Ray settled in and I plodded on to my June 16th swim, looking for all the world like a pack mule that's learned to walk upright. I threw in some of the Hideous American Cheese and tackled up - 5lb line, quiver tip, link leger, size 4 hook, big lump of cheese paste. First cast I lobbed the bait into a spot between the lilies and the margins that I'd noticed the previous trip. I started to lean back and put the rod in the rest - taptaptaptapTHUMP! Nearly pulled the rod out of my hands. I struck, felt the fish - big - and then the hook came out.

Pass and move, pass and move. Fish and move. Stupidly I stayed and didn't get another bite. It won't happen next time. An hour and a half later I headed upstream towards the big open bend where I was going to fish into darkness. It was a nice spot. Just me, an opening in the reeds, a nice looking pool and a steaming cow pat about eight inches away from the rod rest. When it got dark I was going to have to be careful.

I baited the swim with some more HAC, brewed up, drank the tea and then cast in. Popped the rod on the rest. Ray wandered by heading for the Willows. He'd just gone over the stile when BANG the rod went again and if I hadn't grabbed it, I would have lost it this time. A good short crap later and the result was this chub - certainly over three pounds and probably bigger. The photo doesn't quite do it justice. (I do however really look like that).

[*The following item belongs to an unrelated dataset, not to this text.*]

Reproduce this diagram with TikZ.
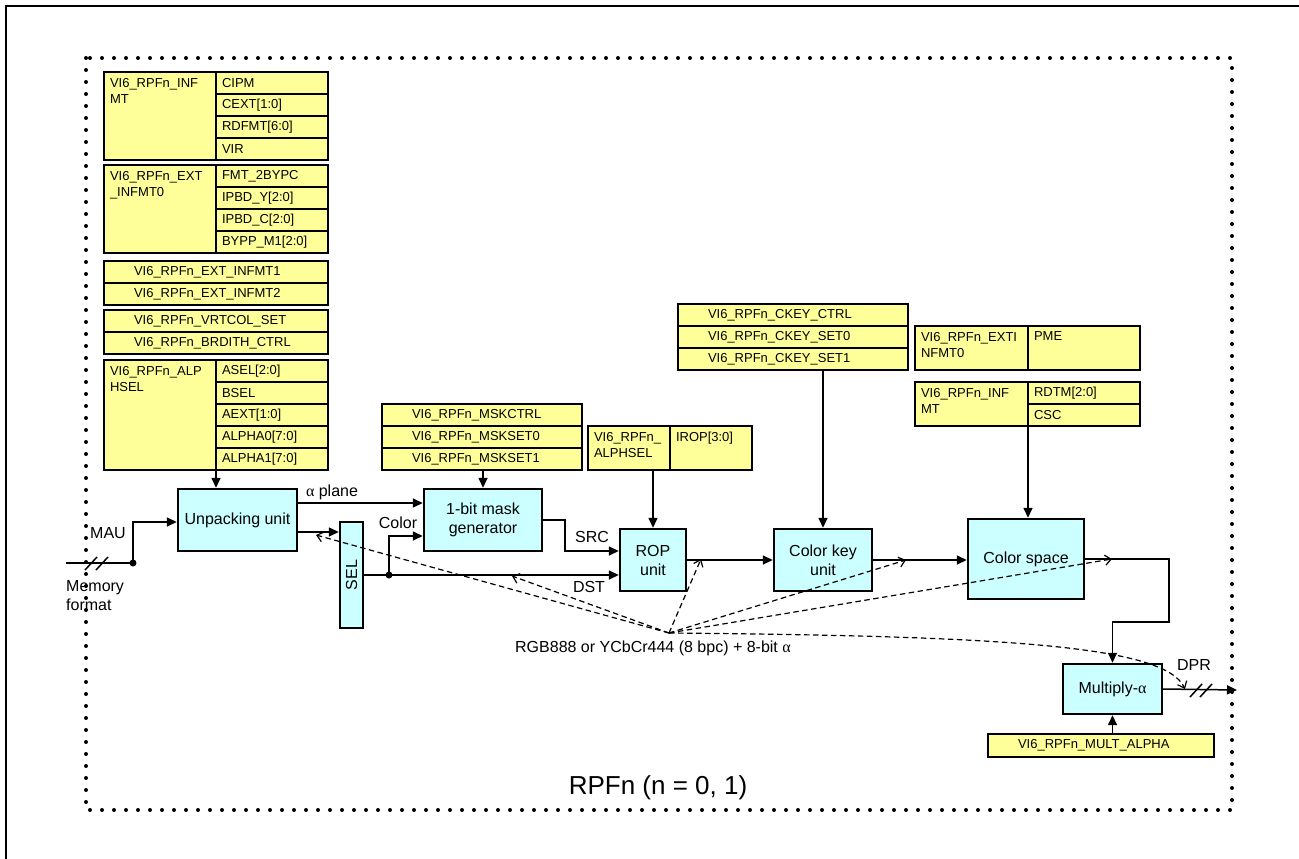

Yes, I decided to leave that typo where it was. Of course, I meant to say 'scrap'.

If I could crap chub then there wouldn't be a problem would there? And I'd certainly never blank.

Getting the hook out proved impossible because the chub had wolfed that cheese paste right down, so we cut the line and I was so keen to get the fish back in that I popped it back into the swim by my feet. Fish and move, fish and move.

I didn't get another bite. Ray meantime caught two large chub and an even larger carp, probably a double. Unfortunately, he didn't bring his camera, so you'll have to make do with this.

No fish

It's been pointed out to me that there isn't enough fish porn on this site. You know the kind of thing. Beefy blokes (of which I confess, I am one) holding massive fish, bellies bulging with beer (the blokes) and boillies (the cyprinids).

So, setting out for the river this morning with conditions pretty much perfect, a new ball of cheese paste glistening in the creel and a song in my heart, I fully intended to correct this omission. In fact, yesterday I nearly wrote a pre-trip entry saying that I was certain I would catch a barbel when I went fishing the next day.

Fatal, naturally. I caught a chub second cast - nice as well, about three and a half pounds - and a gudgeon last cast and nothing in between. I positioned the chub neatly in the landing net, laid a float above him and placed the rod and reel beneath for scale, opened the lens of my Sony and took aim. Whereupon the chub decided it had had enough, flipped itself out of the net and slid gently down the bank and back into the river, making barely a splash. The judges gave him an 8.7.